On top of that, there is overhead involved with inter-thread communication (Mutex, channels, Atomic*) compared to intra-thread variables. Some kind of locking needs to be performed to ensure that all threads see the same data. "Embarrassingly parallel" algorithms tend to not have a lot of communication required. There are also different amounts of time required for different communication primitives. Atomic variables tend to be faster than others in many cases, but aren't as widely usable.
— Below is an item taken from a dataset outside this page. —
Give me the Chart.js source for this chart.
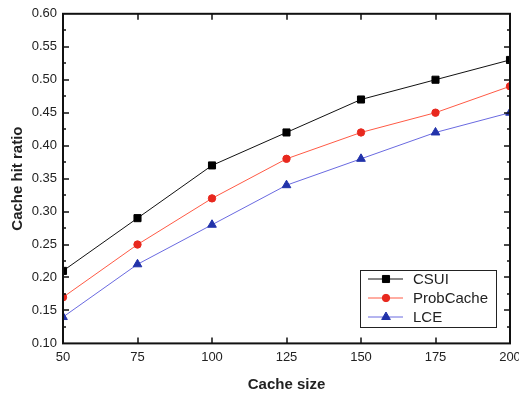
<!DOCTYPE html>
<html>
<head>
<meta charset="utf-8">
<script src="https://cdn.jsdelivr.net/npm/chart.js@4/dist/chart.umd.min.js"></script>
<style>
  html, body { margin: 0; padding: 0; background: #fff; }
  #wrap { width: 519px; height: 396px; }
</style>
</head>
<body>
<div id="wrap"><canvas id="myChart" width="519" height="396"></canvas></div>
<script>
const cacheSizes = [50, 75, 100, 125, 150, 175, 200];
const csui = [0.21, 0.29, 0.37, 0.42, 0.47, 0.50, 0.53];
const probCache = [0.17, 0.25, 0.32, 0.38, 0.42, 0.45, 0.49];
const lce = [0.14, 0.22, 0.28, 0.34, 0.38, 0.42, 0.45];

const seriesNames = ["CSUI", "ProbCache", "LCE"];
const lineColors = ["#111111", "#ff5a45", "#6a6ae0"];
const markColors = ["#000000", "#e8281e", "#2233aa"];
const markStyles = ["rect", "circle", "triangle"];
const markSizes = [5, 3.7, 5];

const toXY = vals => vals.map((v, i) => ({ x: cacheSizes[i], y: v }));

const ctx = document.getElementById("myChart").getContext("2d");
const FONT = "'Liberation Sans', Arial, sans-serif";
const TXT = "#222";

// frame, inward ticks and legend box
const framePlugin = {
  id: "frame",
  afterDatasetsDraw(chart) {
    const { ctx, chartArea: a, scales } = chart;
    const xs = scales.x, ys = scales.y;
    ctx.save();
    ctx.strokeStyle = "#111";
    ctx.lineWidth = 2;
    ctx.strokeRect(a.left, a.top, a.right - a.left, a.bottom - a.top);
    ctx.lineWidth = 1.5;
    ctx.beginPath();
    for (let v = 75; v < 200; v += 25) {
      const px = Math.round(xs.getPixelForValue(v));
      ctx.moveTo(px, a.bottom); ctx.lineTo(px, a.bottom - 6);
      ctx.moveTo(px, a.top); ctx.lineTo(px, a.top + 6);
    }
    for (let k = 1; k < 20; k++) {
      const v = 0.10 + k * 0.025;
      const py = Math.round(ys.getPixelForValue(v));
      const len = k % 2 === 0 ? 6 : 3;
      ctx.moveTo(a.left, py); ctx.lineTo(a.left + len, py);
      ctx.moveTo(a.right, py); ctx.lineTo(a.right - len, py);
    }
    ctx.stroke();

    // legend
    const bx = 360, by = 270, bw = 136, bh = 57;
    ctx.fillStyle = "#fff";
    ctx.fillRect(bx, by, bw, bh);
    ctx.lineWidth = 1;
    ctx.strokeStyle = "#222";
    ctx.strokeRect(bx + 0.5, by + 0.5, bw, bh);
    ctx.font = "15px " + FONT;
    ctx.textBaseline = "middle";
    for (let i = 0; i < 3; i++) {
      const yy = by + 9 + i * 19;
      ctx.strokeStyle = lineColors[i];
      ctx.beginPath();
      ctx.moveTo(bx + 8, yy); ctx.lineTo(bx + 43, yy);
      ctx.stroke();
      ctx.fillStyle = markColors[i];
      ctx.strokeStyle = markColors[i];
      Chart.helpers.drawPoint(ctx, {
        pointStyle: markStyles[i], radius: markSizes[i], borderWidth: 1
      }, bx + 26, yy);
      ctx.fillStyle = TXT;
      ctx.fillText(seriesNames[i], bx + 53, yy + 1);
    }
    ctx.restore();
  }
};

const allSeries = [csui, probCache, lce];
const datasets = allSeries.map((vals, i) => ({
  label: seriesNames[i],
  data: toXY(vals),
  borderColor: lineColors[i],
  borderWidth: 1,
  pointStyle: markStyles[i],
  pointRadius: markSizes[i],
  pointBackgroundColor: markColors[i],
  pointBorderColor: markColors[i],
  pointBorderWidth: 1,
  tension: 0,
  clip: 0
}));

const config = {
  type: "line",
  data: { datasets },
  options: {
    responsive: false,
    animation: false,
    layout: { padding: { top: 12, right: 9, left: 9, bottom: 2 } },
    plugins: { legend: { display: false }, tooltip: { enabled: false } },
    scales: {
      x: {
        type: "linear",
        min: 50, max: 200,
        afterBuildTicks: s => { s.ticks = cacheSizes.map(v => ({ value: v })); },
        afterFit: s => { s.paddingLeft = 0; s.paddingRight = 0; },
        grid: { display: false, drawTicks: false },
        border: { display: false },
        ticks: { color: TXT, font: { family: FONT, size: 13 }, padding: 6, maxRotation: 0 },
        title: { display: true, text: "Cache size", color: TXT, font: { family: FONT, size: 15, weight: "bold" }, padding: { top: 5, bottom: 0 } }
      },
      y: {
        min: 0.10, max: 0.60,
        afterFit: s => { s.width = 54; },
        grid: { display: false, drawTicks: false },
        border: { display: false },
        ticks: { stepSize: 0.05, color: TXT, font: { family: FONT, size: 13 }, padding: 6, callback: v => v.toFixed(2) },
        title: { display: true, text: "Cache hit ratio", color: TXT, font: { family: FONT, size: 15, weight: "bold" }, padding: { top: 0, bottom: 4 } }
      }
    }
  },
  plugins: [framePlugin]
};

const myChart = new Chart(ctx, config);
</script>
</body>
</html>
Then there's compiler optimizations to account for. Non-threaded code is way easier to optimize compared to threaded code. For example, running your code in release mode shows:
Non-threaded in 0.0.
Threaded in 142.775.
That's right, the non-threaded code took no time. The compiler can see through the code and realizes that nothing actually happens and removes it all. I don't know how you got 5 seconds for the threaded code as opposed to the 2+ minutes I saw.
Switching to a threadpool will reduce a lot of the unneeded creation of threads. We can also use a threadpool that provides scoped threads, which allows us to avoid the Arc as well:
extern crate scoped_threadpool;
use scoped_threadpool::Pool;
fn threaded(iterations: u32) {
let tx = Instant::now();
let counter = Mutex::new(0);
let mut pool = Pool::new(8);
pool.scoped(|scope| {
for _ in 0..iterations {
scope.execute(|| {
let mut num = counter.lock().unwrap();
*num = test(*num);
});
}
});
let d = tx.elapsed();
println!("Threaded in {}.", dur_to_string(d));
}
Non-threaded in 0.0.
Threaded in 0.675.
As with most pieces of programming, it's crucial to understand the tools you have and to use them appropriately.